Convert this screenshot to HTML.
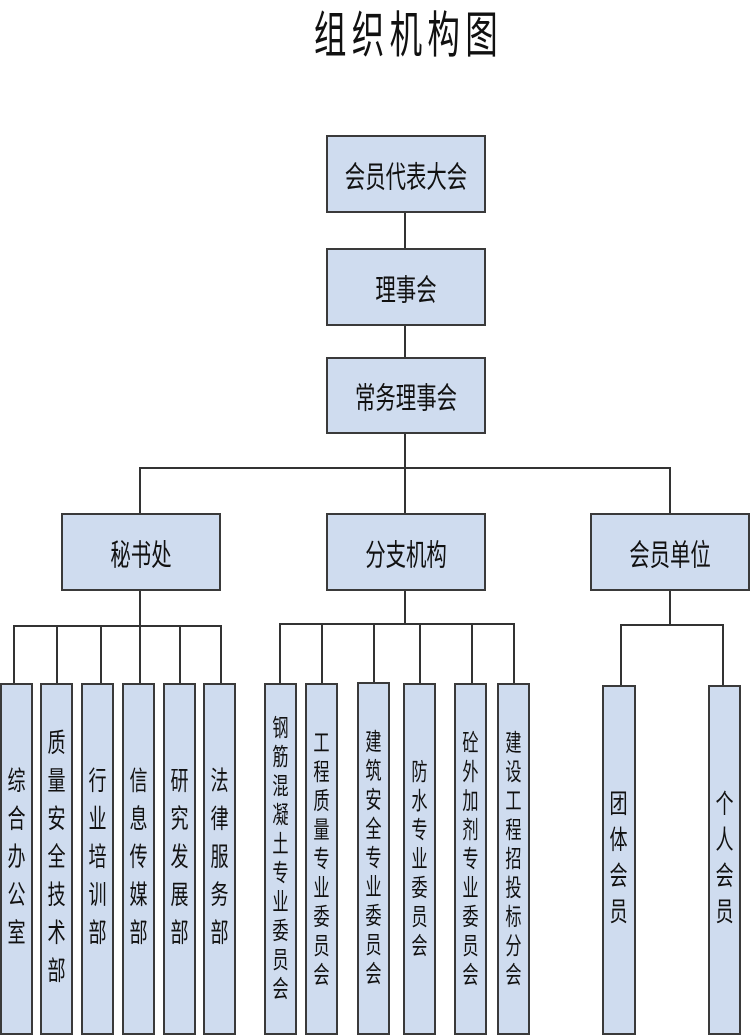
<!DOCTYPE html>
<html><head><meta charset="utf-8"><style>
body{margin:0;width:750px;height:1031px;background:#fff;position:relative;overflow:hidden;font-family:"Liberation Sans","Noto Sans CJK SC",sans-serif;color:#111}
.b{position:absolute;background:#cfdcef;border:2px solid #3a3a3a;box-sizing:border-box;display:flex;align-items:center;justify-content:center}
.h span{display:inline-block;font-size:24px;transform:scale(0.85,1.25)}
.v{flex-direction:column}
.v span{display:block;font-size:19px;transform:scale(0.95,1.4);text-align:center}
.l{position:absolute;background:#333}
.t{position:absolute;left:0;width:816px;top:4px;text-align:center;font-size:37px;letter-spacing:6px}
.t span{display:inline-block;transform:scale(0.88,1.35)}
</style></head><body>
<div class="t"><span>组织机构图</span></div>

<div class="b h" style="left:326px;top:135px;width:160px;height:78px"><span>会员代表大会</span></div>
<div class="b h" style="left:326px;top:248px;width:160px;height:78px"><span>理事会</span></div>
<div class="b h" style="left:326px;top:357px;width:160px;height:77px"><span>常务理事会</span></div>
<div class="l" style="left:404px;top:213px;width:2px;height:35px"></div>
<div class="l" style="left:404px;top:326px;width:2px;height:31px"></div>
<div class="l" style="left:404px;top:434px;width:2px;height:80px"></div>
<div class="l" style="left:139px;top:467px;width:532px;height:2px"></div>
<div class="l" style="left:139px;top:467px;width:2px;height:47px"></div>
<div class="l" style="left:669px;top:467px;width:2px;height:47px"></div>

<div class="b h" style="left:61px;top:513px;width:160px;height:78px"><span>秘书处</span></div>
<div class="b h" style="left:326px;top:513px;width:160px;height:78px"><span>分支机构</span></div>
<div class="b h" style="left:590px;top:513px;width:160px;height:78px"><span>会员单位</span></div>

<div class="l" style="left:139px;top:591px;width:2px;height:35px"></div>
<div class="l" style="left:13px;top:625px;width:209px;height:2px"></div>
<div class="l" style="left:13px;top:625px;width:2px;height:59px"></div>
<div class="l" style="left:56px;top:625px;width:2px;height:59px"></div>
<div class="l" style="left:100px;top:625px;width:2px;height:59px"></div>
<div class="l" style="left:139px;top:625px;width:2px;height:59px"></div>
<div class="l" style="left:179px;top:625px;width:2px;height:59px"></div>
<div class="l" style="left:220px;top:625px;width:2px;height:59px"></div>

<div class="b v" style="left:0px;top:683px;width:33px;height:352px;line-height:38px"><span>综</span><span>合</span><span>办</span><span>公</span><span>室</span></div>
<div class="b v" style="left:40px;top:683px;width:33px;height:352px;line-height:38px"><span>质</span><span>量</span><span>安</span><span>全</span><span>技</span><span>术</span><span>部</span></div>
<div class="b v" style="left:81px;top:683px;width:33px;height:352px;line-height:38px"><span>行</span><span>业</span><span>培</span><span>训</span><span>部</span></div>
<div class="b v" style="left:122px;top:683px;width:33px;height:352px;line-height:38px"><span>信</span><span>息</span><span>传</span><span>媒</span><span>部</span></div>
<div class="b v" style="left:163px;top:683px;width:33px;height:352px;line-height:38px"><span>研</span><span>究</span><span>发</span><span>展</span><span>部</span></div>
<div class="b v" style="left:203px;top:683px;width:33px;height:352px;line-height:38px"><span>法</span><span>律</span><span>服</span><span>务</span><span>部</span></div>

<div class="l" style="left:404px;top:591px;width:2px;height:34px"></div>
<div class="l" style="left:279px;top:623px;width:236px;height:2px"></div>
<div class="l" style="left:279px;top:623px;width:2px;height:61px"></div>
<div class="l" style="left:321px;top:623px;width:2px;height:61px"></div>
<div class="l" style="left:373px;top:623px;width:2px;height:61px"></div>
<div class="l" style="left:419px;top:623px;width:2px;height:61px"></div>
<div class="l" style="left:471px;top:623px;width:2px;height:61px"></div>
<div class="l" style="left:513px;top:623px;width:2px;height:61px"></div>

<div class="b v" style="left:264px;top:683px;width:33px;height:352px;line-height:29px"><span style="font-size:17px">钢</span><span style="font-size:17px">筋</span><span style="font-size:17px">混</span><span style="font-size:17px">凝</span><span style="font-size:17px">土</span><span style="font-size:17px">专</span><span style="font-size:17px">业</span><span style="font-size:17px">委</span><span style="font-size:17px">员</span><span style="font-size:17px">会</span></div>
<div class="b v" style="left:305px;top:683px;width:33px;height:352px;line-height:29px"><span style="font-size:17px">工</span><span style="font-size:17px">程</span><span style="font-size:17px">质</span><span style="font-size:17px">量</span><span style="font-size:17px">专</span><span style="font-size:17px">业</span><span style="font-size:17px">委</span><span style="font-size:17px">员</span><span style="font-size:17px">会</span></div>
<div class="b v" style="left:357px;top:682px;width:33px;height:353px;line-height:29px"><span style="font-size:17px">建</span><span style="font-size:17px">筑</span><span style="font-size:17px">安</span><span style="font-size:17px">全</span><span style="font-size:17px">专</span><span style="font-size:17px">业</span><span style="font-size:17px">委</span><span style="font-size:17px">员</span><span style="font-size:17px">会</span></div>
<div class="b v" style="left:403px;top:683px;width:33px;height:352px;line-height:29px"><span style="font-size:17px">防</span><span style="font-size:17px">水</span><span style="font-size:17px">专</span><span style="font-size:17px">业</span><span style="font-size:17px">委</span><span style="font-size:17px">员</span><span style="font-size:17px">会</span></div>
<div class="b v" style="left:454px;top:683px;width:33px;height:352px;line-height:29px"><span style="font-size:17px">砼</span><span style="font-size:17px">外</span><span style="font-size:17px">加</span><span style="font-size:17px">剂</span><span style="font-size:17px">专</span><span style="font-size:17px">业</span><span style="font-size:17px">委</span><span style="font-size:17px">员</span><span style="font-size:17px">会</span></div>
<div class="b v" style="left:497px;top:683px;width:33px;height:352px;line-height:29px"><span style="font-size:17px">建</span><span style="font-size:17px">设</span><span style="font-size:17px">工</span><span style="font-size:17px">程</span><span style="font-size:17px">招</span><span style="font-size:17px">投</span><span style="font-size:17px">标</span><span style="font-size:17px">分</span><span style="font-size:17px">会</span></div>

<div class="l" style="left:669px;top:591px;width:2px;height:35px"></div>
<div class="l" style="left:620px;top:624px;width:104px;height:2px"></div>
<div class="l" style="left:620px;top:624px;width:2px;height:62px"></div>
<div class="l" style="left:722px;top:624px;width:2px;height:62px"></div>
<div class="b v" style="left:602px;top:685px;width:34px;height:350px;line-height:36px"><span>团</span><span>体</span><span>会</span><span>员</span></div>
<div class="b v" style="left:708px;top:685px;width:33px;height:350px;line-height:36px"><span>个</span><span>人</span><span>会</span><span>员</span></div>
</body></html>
_ _ _ _ _
■ Problem details
Reproduce the whole listing above word for word, but not its pictures.

■ Full solution
Convert this screenshot to HTML.
<!DOCTYPE html>
<html><head><meta charset="utf-8"><style>
body{margin:0;width:750px;height:1031px;background:#fff;position:relative;overflow:hidden;font-family:"Liberation Sans","Noto Sans CJK SC",sans-serif;color:#111}
.b{position:absolute;background:#cfdcef;border:2px solid #3a3a3a;box-sizing:border-box;display:flex;align-items:center;justify-content:center}
.h span{display:inline-block;font-size:24px;transform:scale(0.85,1.25)}
.v{flex-direction:column}
.v span{display:block;font-size:19px;transform:scale(0.95,1.4);text-align:center}
.l{position:absolute;background:#333}
.t{position:absolute;left:0;width:816px;top:4px;text-align:center;font-size:37px;letter-spacing:6px}
.t span{display:inline-block;transform:scale(0.88,1.35)}
</style></head><body>
<div class="t"><span>组织机构图</span></div>

<div class="b h" style="left:326px;top:135px;width:160px;height:78px"><span>会员代表大会</span></div>
<div class="b h" style="left:326px;top:248px;width:160px;height:78px"><span>理事会</span></div>
<div class="b h" style="left:326px;top:357px;width:160px;height:77px"><span>常务理事会</span></div>
<div class="l" style="left:404px;top:213px;width:2px;height:35px"></div>
<div class="l" style="left:404px;top:326px;width:2px;height:31px"></div>
<div class="l" style="left:404px;top:434px;width:2px;height:80px"></div>
<div class="l" style="left:139px;top:467px;width:532px;height:2px"></div>
<div class="l" style="left:139px;top:467px;width:2px;height:47px"></div>
<div class="l" style="left:669px;top:467px;width:2px;height:47px"></div>

<div class="b h" style="left:61px;top:513px;width:160px;height:78px"><span>秘书处</span></div>
<div class="b h" style="left:326px;top:513px;width:160px;height:78px"><span>分支机构</span></div>
<div class="b h" style="left:590px;top:513px;width:160px;height:78px"><span>会员单位</span></div>

<div class="l" style="left:139px;top:591px;width:2px;height:35px"></div>
<div class="l" style="left:13px;top:625px;width:209px;height:2px"></div>
<div class="l" style="left:13px;top:625px;width:2px;height:59px"></div>
<div class="l" style="left:56px;top:625px;width:2px;height:59px"></div>
<div class="l" style="left:100px;top:625px;width:2px;height:59px"></div>
<div class="l" style="left:139px;top:625px;width:2px;height:59px"></div>
<div class="l" style="left:179px;top:625px;width:2px;height:59px"></div>
<div class="l" style="left:220px;top:625px;width:2px;height:59px"></div>

<div class="b v" style="left:0px;top:683px;width:33px;height:352px;line-height:38px"><span>综</span><span>合</span><span>办</span><span>公</span><span>室</span></div>
<div class="b v" style="left:40px;top:683px;width:33px;height:352px;line-height:38px"><span>质</span><span>量</span><span>安</span><span>全</span><span>技</span><span>术</span><span>部</span></div>
<div class="b v" style="left:81px;top:683px;width:33px;height:352px;line-height:38px"><span>行</span><span>业</span><span>培</span><span>训</span><span>部</span></div>
<div class="b v" style="left:122px;top:683px;width:33px;height:352px;line-height:38px"><span>信</span><span>息</span><span>传</span><span>媒</span><span>部</span></div>
<div class="b v" style="left:163px;top:683px;width:33px;height:352px;line-height:38px"><span>研</span><span>究</span><span>发</span><span>展</span><span>部</span></div>
<div class="b v" style="left:203px;top:683px;width:33px;height:352px;line-height:38px"><span>法</span><span>律</span><span>服</span><span>务</span><span>部</span></div>

<div class="l" style="left:404px;top:591px;width:2px;height:34px"></div>
<div class="l" style="left:279px;top:623px;width:236px;height:2px"></div>
<div class="l" style="left:279px;top:623px;width:2px;height:61px"></div>
<div class="l" style="left:321px;top:623px;width:2px;height:61px"></div>
<div class="l" style="left:373px;top:623px;width:2px;height:61px"></div>
<div class="l" style="left:419px;top:623px;width:2px;height:61px"></div>
<div class="l" style="left:471px;top:623px;width:2px;height:61px"></div>
<div class="l" style="left:513px;top:623px;width:2px;height:61px"></div>

<div class="b v" style="left:264px;top:683px;width:33px;height:352px;line-height:29px"><span style="font-size:17px">钢</span><span style="font-size:17px">筋</span><span style="font-size:17px">混</span><span style="font-size:17px">凝</span><span style="font-size:17px">土</span><span style="font-size:17px">专</span><span style="font-size:17px">业</span><span style="font-size:17px">委</span><span style="font-size:17px">员</span><span style="font-size:17px">会</span></div>
<div class="b v" style="left:305px;top:683px;width:33px;height:352px;line-height:29px"><span style="font-size:17px">工</span><span style="font-size:17px">程</span><span style="font-size:17px">质</span><span style="font-size:17px">量</span><span style="font-size:17px">专</span><span style="font-size:17px">业</span><span style="font-size:17px">委</span><span style="font-size:17px">员</span><span style="font-size:17px">会</span></div>
<div class="b v" style="left:357px;top:682px;width:33px;height:353px;line-height:29px"><span style="font-size:17px">建</span><span style="font-size:17px">筑</span><span style="font-size:17px">安</span><span style="font-size:17px">全</span><span style="font-size:17px">专</span><span style="font-size:17px">业</span><span style="font-size:17px">委</span><span style="font-size:17px">员</span><span style="font-size:17px">会</span></div>
<div class="b v" style="left:403px;top:683px;width:33px;height:352px;line-height:29px"><span style="font-size:17px">防</span><span style="font-size:17px">水</span><span style="font-size:17px">专</span><span style="font-size:17px">业</span><span style="font-size:17px">委</span><span style="font-size:17px">员</span><span style="font-size:17px">会</span></div>
<div class="b v" style="left:454px;top:683px;width:33px;height:352px;line-height:29px"><span style="font-size:17px">砼</span><span style="font-size:17px">外</span><span style="font-size:17px">加</span><span style="font-size:17px">剂</span><span style="font-size:17px">专</span><span style="font-size:17px">业</span><span style="font-size:17px">委</span><span style="font-size:17px">员</span><span style="font-size:17px">会</span></div>
<div class="b v" style="left:497px;top:683px;width:33px;height:352px;line-height:29px"><span style="font-size:17px">建</span><span style="font-size:17px">设</span><span style="font-size:17px">工</span><span style="font-size:17px">程</span><span style="font-size:17px">招</span><span style="font-size:17px">投</span><span style="font-size:17px">标</span><span style="font-size:17px">分</span><span style="font-size:17px">会</span></div>

<div class="l" style="left:669px;top:591px;width:2px;height:35px"></div>
<div class="l" style="left:620px;top:624px;width:104px;height:2px"></div>
<div class="l" style="left:620px;top:624px;width:2px;height:62px"></div>
<div class="l" style="left:722px;top:624px;width:2px;height:62px"></div>
<div class="b v" style="left:602px;top:685px;width:34px;height:350px;line-height:36px"><span>团</span><span>体</span><span>会</span><span>员</span></div>
<div class="b v" style="left:708px;top:685px;width:33px;height:350px;line-height:36px"><span>个</span><span>人</span><span>会</span><span>员</span></div>
</body></html>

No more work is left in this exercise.